## DATA SECTION
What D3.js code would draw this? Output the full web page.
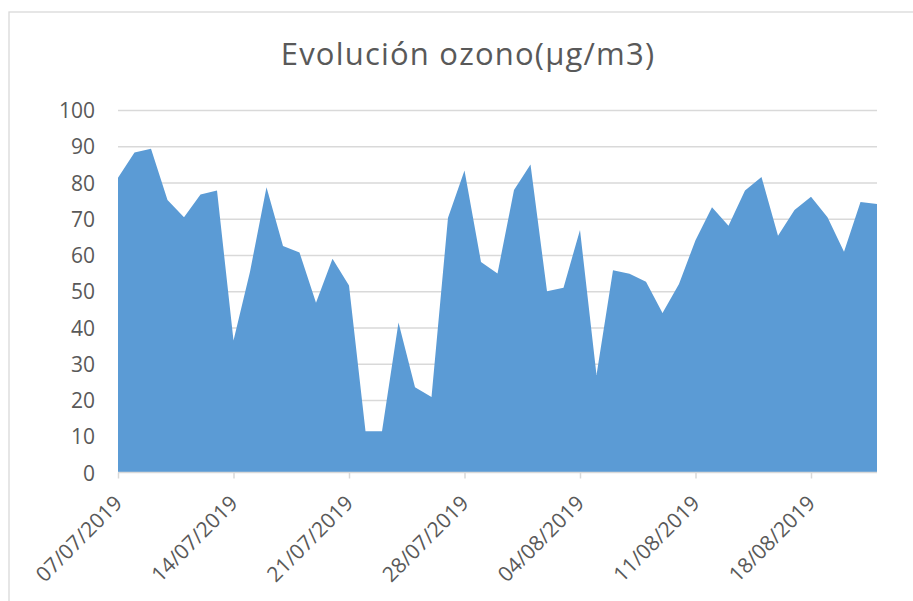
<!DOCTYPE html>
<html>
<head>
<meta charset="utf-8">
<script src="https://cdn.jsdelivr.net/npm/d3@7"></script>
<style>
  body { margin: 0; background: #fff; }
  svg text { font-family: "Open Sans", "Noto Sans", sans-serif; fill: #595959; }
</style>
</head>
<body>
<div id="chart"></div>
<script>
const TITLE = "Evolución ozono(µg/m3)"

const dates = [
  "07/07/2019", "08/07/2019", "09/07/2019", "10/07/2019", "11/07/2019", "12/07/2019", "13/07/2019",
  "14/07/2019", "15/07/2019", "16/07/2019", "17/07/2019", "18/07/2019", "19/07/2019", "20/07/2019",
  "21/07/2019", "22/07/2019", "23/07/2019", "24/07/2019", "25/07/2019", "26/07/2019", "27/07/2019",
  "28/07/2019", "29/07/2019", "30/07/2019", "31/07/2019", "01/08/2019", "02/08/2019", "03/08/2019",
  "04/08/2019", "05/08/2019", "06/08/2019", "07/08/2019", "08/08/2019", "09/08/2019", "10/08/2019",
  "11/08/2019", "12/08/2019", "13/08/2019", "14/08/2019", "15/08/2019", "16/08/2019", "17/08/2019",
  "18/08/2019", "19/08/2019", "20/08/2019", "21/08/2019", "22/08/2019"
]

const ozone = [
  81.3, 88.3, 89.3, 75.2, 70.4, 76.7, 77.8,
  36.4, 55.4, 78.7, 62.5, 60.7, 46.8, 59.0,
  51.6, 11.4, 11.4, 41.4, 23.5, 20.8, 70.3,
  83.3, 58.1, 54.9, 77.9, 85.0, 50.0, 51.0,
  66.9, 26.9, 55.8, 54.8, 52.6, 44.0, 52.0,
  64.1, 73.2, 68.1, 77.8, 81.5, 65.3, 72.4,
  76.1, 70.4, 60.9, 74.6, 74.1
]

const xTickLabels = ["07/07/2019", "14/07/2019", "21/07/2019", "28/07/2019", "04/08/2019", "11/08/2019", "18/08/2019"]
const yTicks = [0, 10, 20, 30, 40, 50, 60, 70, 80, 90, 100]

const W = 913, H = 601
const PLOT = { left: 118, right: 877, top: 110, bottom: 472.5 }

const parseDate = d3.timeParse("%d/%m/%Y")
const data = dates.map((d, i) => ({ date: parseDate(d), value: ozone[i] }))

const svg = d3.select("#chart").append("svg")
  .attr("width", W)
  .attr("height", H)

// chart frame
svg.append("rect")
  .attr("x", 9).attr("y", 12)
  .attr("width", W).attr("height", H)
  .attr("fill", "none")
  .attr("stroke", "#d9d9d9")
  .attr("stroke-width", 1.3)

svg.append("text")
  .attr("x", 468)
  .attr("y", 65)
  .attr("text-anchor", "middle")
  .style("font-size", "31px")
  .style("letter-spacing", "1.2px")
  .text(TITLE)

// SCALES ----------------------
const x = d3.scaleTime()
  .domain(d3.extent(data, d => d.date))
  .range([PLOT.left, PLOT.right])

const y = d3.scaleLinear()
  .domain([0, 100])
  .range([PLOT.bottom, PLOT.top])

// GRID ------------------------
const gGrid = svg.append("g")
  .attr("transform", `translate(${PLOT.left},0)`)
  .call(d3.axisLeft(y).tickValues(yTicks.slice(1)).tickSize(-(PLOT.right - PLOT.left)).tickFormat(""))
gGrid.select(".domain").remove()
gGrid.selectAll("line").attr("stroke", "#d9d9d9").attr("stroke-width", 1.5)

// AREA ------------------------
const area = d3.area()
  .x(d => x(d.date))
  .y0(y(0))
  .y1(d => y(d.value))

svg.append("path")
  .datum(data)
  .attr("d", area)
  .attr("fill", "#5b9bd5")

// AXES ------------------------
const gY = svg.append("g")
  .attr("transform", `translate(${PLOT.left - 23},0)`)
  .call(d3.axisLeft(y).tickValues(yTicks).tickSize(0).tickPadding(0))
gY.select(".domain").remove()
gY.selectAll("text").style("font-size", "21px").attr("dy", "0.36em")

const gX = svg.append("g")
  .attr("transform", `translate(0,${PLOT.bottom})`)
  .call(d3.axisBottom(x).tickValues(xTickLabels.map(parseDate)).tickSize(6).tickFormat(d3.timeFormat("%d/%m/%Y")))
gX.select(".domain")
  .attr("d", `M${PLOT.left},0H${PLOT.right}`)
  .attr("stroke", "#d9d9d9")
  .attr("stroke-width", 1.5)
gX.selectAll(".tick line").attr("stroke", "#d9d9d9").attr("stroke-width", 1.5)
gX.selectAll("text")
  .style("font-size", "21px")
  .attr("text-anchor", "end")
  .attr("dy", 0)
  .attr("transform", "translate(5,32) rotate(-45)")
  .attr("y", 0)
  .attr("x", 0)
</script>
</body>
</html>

## DIRECTIONS FOR THIS TASK
Restate the data above word for word. Skip every picture.

## TASK OUTPUT
What D3.js code would draw this? Output the full web page.
<!DOCTYPE html>
<html>
<head>
<meta charset="utf-8">
<script src="https://cdn.jsdelivr.net/npm/d3@7"></script>
<style>
  body { margin: 0; background: #fff; }
  svg text { font-family: "Open Sans", "Noto Sans", sans-serif; fill: #595959; }
</style>
</head>
<body>
<div id="chart"></div>
<script>
const TITLE = "Evolución ozono(µg/m3)"

const dates = [
  "07/07/2019", "08/07/2019", "09/07/2019", "10/07/2019", "11/07/2019", "12/07/2019", "13/07/2019",
  "14/07/2019", "15/07/2019", "16/07/2019", "17/07/2019", "18/07/2019", "19/07/2019", "20/07/2019",
  "21/07/2019", "22/07/2019", "23/07/2019", "24/07/2019", "25/07/2019", "26/07/2019", "27/07/2019",
  "28/07/2019", "29/07/2019", "30/07/2019", "31/07/2019", "01/08/2019", "02/08/2019", "03/08/2019",
  "04/08/2019", "05/08/2019", "06/08/2019", "07/08/2019", "08/08/2019", "09/08/2019", "10/08/2019",
  "11/08/2019", "12/08/2019", "13/08/2019", "14/08/2019", "15/08/2019", "16/08/2019", "17/08/2019",
  "18/08/2019", "19/08/2019", "20/08/2019", "21/08/2019", "22/08/2019"
]

const ozone = [
  81.3, 88.3, 89.3, 75.2, 70.4, 76.7, 77.8,
  36.4, 55.4, 78.7, 62.5, 60.7, 46.8, 59.0,
  51.6, 11.4, 11.4, 41.4, 23.5, 20.8, 70.3,
  83.3, 58.1, 54.9, 77.9, 85.0, 50.0, 51.0,
  66.9, 26.9, 55.8, 54.8, 52.6, 44.0, 52.0,
  64.1, 73.2, 68.1, 77.8, 81.5, 65.3, 72.4,
  76.1, 70.4, 60.9, 74.6, 74.1
]

const xTickLabels = ["07/07/2019", "14/07/2019", "21/07/2019", "28/07/2019", "04/08/2019", "11/08/2019", "18/08/2019"]
const yTicks = [0, 10, 20, 30, 40, 50, 60, 70, 80, 90, 100]

const W = 913, H = 601
const PLOT = { left: 118, right: 877, top: 110, bottom: 472.5 }

const parseDate = d3.timeParse("%d/%m/%Y")
const data = dates.map((d, i) => ({ date: parseDate(d), value: ozone[i] }))

const svg = d3.select("#chart").append("svg")
  .attr("width", W)
  .attr("height", H)

// chart frame
svg.append("rect")
  .attr("x", 9).attr("y", 12)
  .attr("width", W).attr("height", H)
  .attr("fill", "none")
  .attr("stroke", "#d9d9d9")
  .attr("stroke-width", 1.3)

svg.append("text")
  .attr("x", 468)
  .attr("y", 65)
  .attr("text-anchor", "middle")
  .style("font-size", "31px")
  .style("letter-spacing", "1.2px")
  .text(TITLE)

// SCALES ----------------------
const x = d3.scaleTime()
  .domain(d3.extent(data, d => d.date))
  .range([PLOT.left, PLOT.right])

const y = d3.scaleLinear()
  .domain([0, 100])
  .range([PLOT.bottom, PLOT.top])

// GRID ------------------------
const gGrid = svg.append("g")
  .attr("transform", `translate(${PLOT.left},0)`)
  .call(d3.axisLeft(y).tickValues(yTicks.slice(1)).tickSize(-(PLOT.right - PLOT.left)).tickFormat(""))
gGrid.select(".domain").remove()
gGrid.selectAll("line").attr("stroke", "#d9d9d9").attr("stroke-width", 1.5)

// AREA ------------------------
const area = d3.area()
  .x(d => x(d.date))
  .y0(y(0))
  .y1(d => y(d.value))

svg.append("path")
  .datum(data)
  .attr("d", area)
  .attr("fill", "#5b9bd5")

// AXES ------------------------
const gY = svg.append("g")
  .attr("transform", `translate(${PLOT.left - 23},0)`)
  .call(d3.axisLeft(y).tickValues(yTicks).tickSize(0).tickPadding(0))
gY.select(".domain").remove()
gY.selectAll("text").style("font-size", "21px").attr("dy", "0.36em")

const gX = svg.append("g")
  .attr("transform", `translate(0,${PLOT.bottom})`)
  .call(d3.axisBottom(x).tickValues(xTickLabels.map(parseDate)).tickSize(6).tickFormat(d3.timeFormat("%d/%m/%Y")))
gX.select(".domain")
  .attr("d", `M${PLOT.left},0H${PLOT.right}`)
  .attr("stroke", "#d9d9d9")
  .attr("stroke-width", 1.5)
gX.selectAll(".tick line").attr("stroke", "#d9d9d9").attr("stroke-width", 1.5)
gX.selectAll("text")
  .style("font-size", "21px")
  .attr("text-anchor", "end")
  .attr("dy", 0)
  .attr("transform", "translate(5,32) rotate(-45)")
  .attr("y", 0)
  .attr("x", 0)
</script>
</body>
</html>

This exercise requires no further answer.